In 1993 she quieted down and started playing music to get her point across. Starr has since gained a reputation as a songstress in the same musical eschelon as Ani DiFranco, thanks to her powerful lyrics, impressive voice and–in part–her sexuality. She believes her music is a combination of everything and anything–specifically citing metal and old school hip-hop–but Starr’s style does more than combine genres, it transcends them. Her music is “soundy,” eschewing the pigeon-holing tendencies of today’s music scene, focusing instead on the sonic effect and idealistic significance of the lyrics. This defiance of classification makes the current tour with Buck 65 perfect.
“He made that happen,” she says. “We’ve known each other on and off for a while. And he’s been really good to us. The music industry is still such a boys club that it’s easier for a man. Buck 65 ushered us in, I wish he didn’t have to, but I’m grateful he did.”
Tuesday night the audience packed into The Grand, a venue which hadn’t hosted music in 60 years, to absorb Starr and Buck 65’s bass-thumping genre-bender. The audience varied from university students to age’d yuppies, however there was little variation in their reception of Starr. All were excited to hear her new material as well as their old favourites.
“I still find it hard to be on stage,” she admits, though she plucked up enough courage to play a couple of her songs in an acoustic encore. “I’ve always played acoustic, but I’m still really afraid to play that stuff. Hip-hop has more bravado I can stand behind.”

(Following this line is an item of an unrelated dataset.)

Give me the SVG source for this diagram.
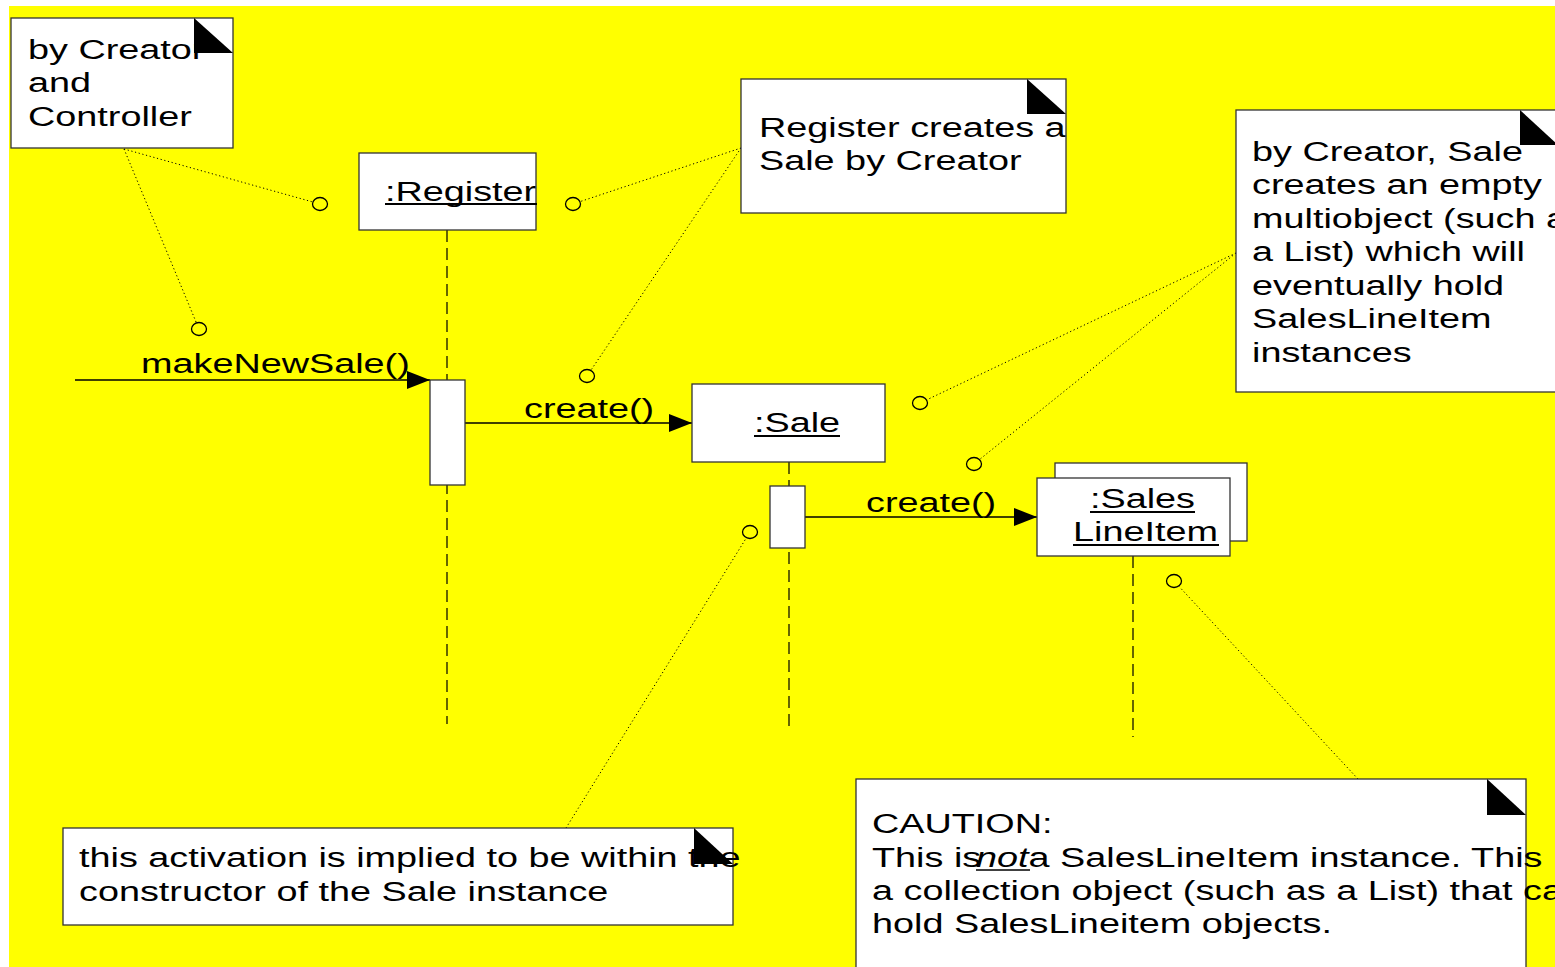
<svg xmlns="http://www.w3.org/2000/svg" width="1555" height="967" viewBox="0 0 1555 967">
  <style>
    .t { font-family: "Liberation Sans", Arial, Helvetica, sans-serif; font-size: 28px; fill: #000; }
    .box { fill: #fff; stroke: #333; stroke-width: 1.3; }
    .fold { fill: #000; stroke: none; }
    .life { stroke: #000; stroke-width: 1.2; stroke-dasharray: 12 6; fill: none; }
    .dot { stroke: #000; stroke-width: 1; stroke-dasharray: 1.2 2.6; fill: none; }
    .anchor { fill: none; stroke: #000; stroke-width: 1.3; }
    .msg { stroke: #000; stroke-width: 1.3; fill: none; marker-end: url(#arrow); }
    .ul { stroke: #000; stroke-width: 2; }
  </style>
  <defs>
    <marker id="arrow" markerUnits="userSpaceOnUse" markerWidth="24" markerHeight="20" refX="23" refY="9" orient="auto">
      <path d="M0,0 L23,9 L0,18 Z" fill="#000"/>
    </marker>
  </defs>

  <!-- page background -->
  <rect x="0" y="0" width="1555" height="967" fill="#fff"/>
  <rect x="9" y="6" width="1546" height="961" fill="#ffff00"/>

  <!-- lifelines -->
  <g id="lifelines">
    <line class="life" x1="447" y1="230" x2="447" y2="724"/>
    <line class="life" x1="789" y1="462" x2="789" y2="726"/>
    <line class="life" x1="1133" y1="556" x2="1133" y2="737"/>
  </g>

  <!-- note anchors and messages -->
  <g id="connectors">
    <line class="dot" x1="124" y1="149" x2="312.8" y2="202"/>
    <line class="dot" x1="124" y1="149" x2="196.1" y2="322.1"/>
    <line class="dot" x1="741" y1="148" x2="580.1" y2="201.6"/>
    <line class="dot" x1="741" y1="148" x2="591.2" y2="369.8"/>
    <line class="dot" x1="1236" y1="253" x2="926.8" y2="399.8"/>
    <line class="dot" x1="1236" y1="253" x2="979.8" y2="459.3"/>
    <line class="dot" x1="566" y1="828" x2="746" y2="538.4"/>
    <line class="dot" x1="1358" y1="779" x2="1179.1" y2="586.5"/>
    <ellipse class="anchor" cx="320" cy="204" rx="7.5" ry="6.5"/>
    <ellipse class="anchor" cx="573" cy="204" rx="7.5" ry="6.5"/>
    <ellipse class="anchor" cx="199" cy="329" rx="7.5" ry="6.5"/>
    <ellipse class="anchor" cx="587" cy="376" rx="7.5" ry="6.5"/>
    <ellipse class="anchor" cx="920" cy="403" rx="7.5" ry="6.5"/>
    <ellipse class="anchor" cx="974" cy="464" rx="7.5" ry="6.5"/>
    <ellipse class="anchor" cx="750" cy="532" rx="7.5" ry="6.5"/>
    <ellipse class="anchor" cx="1174" cy="581" rx="7.5" ry="6.5"/>

    <line class="msg" x1="75" y1="380" x2="430" y2="380"/>
    <text class="t" transform="translate(141,0) scale(1.35,1)" x="0" y="373">makeNewSale()</text>
    <line class="msg" x1="465" y1="423" x2="692" y2="423"/>
    <text class="t" transform="translate(524,0) scale(1.35,1)" x="0" y="418">create()</text>
    <line class="msg" x1="805" y1="517" x2="1037" y2="517"/>
    <text class="t" transform="translate(866,0) scale(1.35,1)" x="0" y="512">create()</text>
  </g>

  <!-- objects -->
  <g id="register">
    <rect class="box" x="359" y="153" width="177" height="77"/>
    <text class="t" transform="translate(385,0) scale(1.35,1)" x="0" y="201">:Register</text>
    <line class="ul" x1="385" y1="204" x2="537" y2="204"/>
  </g>
  <g id="register-activation">
    <rect class="box" x="430" y="380" width="35" height="105"/>
  </g>

  <g id="sale">
    <rect class="box" x="692" y="384" width="193" height="78"/>
    <text class="t" transform="translate(754,0) scale(1.35,1)" x="0" y="432">:Sale</text>
    <line class="ul" x1="754" y1="436" x2="840" y2="436"/>
  </g>
  <g id="sale-activation">
    <rect class="box" x="770" y="486" width="35" height="62"/>
  </g>

  <g id="saleslineitem">
    <rect class="box" x="1055" y="463" width="192" height="78"/>
    <rect class="box" x="1037" y="478" width="193" height="78"/>
    <text class="t" transform="translate(1090,0) scale(1.35,1)" x="0" y="508">:Sales</text>
    <line class="ul" x1="1090" y1="512" x2="1195" y2="512"/>
    <text class="t" transform="translate(1073,0) scale(1.35,1)" x="0" y="541">LineItem</text>
    <line class="ul" x1="1073" y1="545" x2="1219" y2="545"/>
  </g>

  <!-- notes -->
  <g id="note-controller">
    <rect class="box" x="11" y="18" width="222" height="130"/>
    <text class="t" transform="translate(28,0) scale(1.35,1)">
      <tspan x="0" y="59">by Creator</tspan>
      <tspan x="0" y="92">and</tspan>
      <tspan x="0" y="126">Controller</tspan>
    </text>
    <path class="fold" d="M194,18 L233,53 L194,53 Z"/>
  </g>

  <g id="note-register">
    <rect class="box" x="741" y="79" width="325" height="134"/>
    <text class="t" transform="translate(759,0) scale(1.35,1)">
      <tspan x="0" y="137">Register creates a</tspan>
      <tspan x="0" y="170">Sale by Creator</tspan>
    </text>
    <path class="fold" d="M1027,79 L1066,114 L1027,114 Z"/>
  </g>

  <g id="note-multiobject">
    <rect class="box" x="1236" y="110" width="330" height="282"/>
    <text class="t" transform="translate(1252,0) scale(1.35,1)">
      <tspan x="0" y="161">by Creator, Sale</tspan>
      <tspan x="0" y="194.5">creates an empty</tspan>
      <tspan x="0" y="228">multiobject (such as</tspan>
      <tspan x="0" y="261.5">a List) which will</tspan>
      <tspan x="0" y="295">eventually hold</tspan>
      <tspan x="0" y="328.5">SalesLineItem</tspan>
      <tspan x="0" y="362">instances</tspan>
    </text>
    <path class="fold" d="M1520,110 L1558,145 L1520,145 Z"/>
  </g>

  <g id="note-activation">
    <rect class="box" x="63" y="828" width="670" height="97"/>
    <text class="t" transform="translate(79,0) scale(1.35,1)">
      <tspan x="0" y="867">this activation is implied to be within the</tspan>
      <tspan x="0" y="901">constructor of the Sale instance</tspan>
    </text>
    <path class="fold" d="M694,828 L733,864 L694,864 Z"/>
  </g>

  <g id="note-caution">
    <rect class="box" x="856" y="779" width="670" height="220"/>
    <text class="t" transform="translate(872,0) scale(1.35,1)">
      <tspan x="0" y="833">CAUTION:</tspan>
      <tspan x="0" y="867">This is</tspan><tspan x="77" y="867" font-style="italic">not</tspan><tspan x="116" y="867">a SalesLineItem instance. This is</tspan>
      <tspan x="0" y="900">a collection object (such as a List) that can</tspan>
      <tspan x="0" y="933.5">hold SalesLineitem objects.</tspan>
    </text>
    <line x1="976" y1="870" x2="1030" y2="870" stroke="#000" stroke-width="1.5"/>
    <path class="fold" d="M1487,779 L1526,815 L1487,815 Z"/>
  </g>
</svg>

She claims her nerves aren’t the only thing which have stayed the same. As Starr tells it she’s just the same old Kinnie, rapping and rhyming about family, loss, honour and the like, still moving from city to city playing music and selling the t-shirts she silk-screened herself. But it appears there’s something different about her–this charming and easy-going woman is content.
“I’m happily in love,” she confides, a coy smile illuminating her face, admitting the evening’s songs of heartbreak and tears were not referencing her current situation. As she heads off to catch the rest of the show it becomes clear she’s not the same angry teenager who left Calgary, no matter the stylistic consistency of her music or the recurring themes, Starr has changed.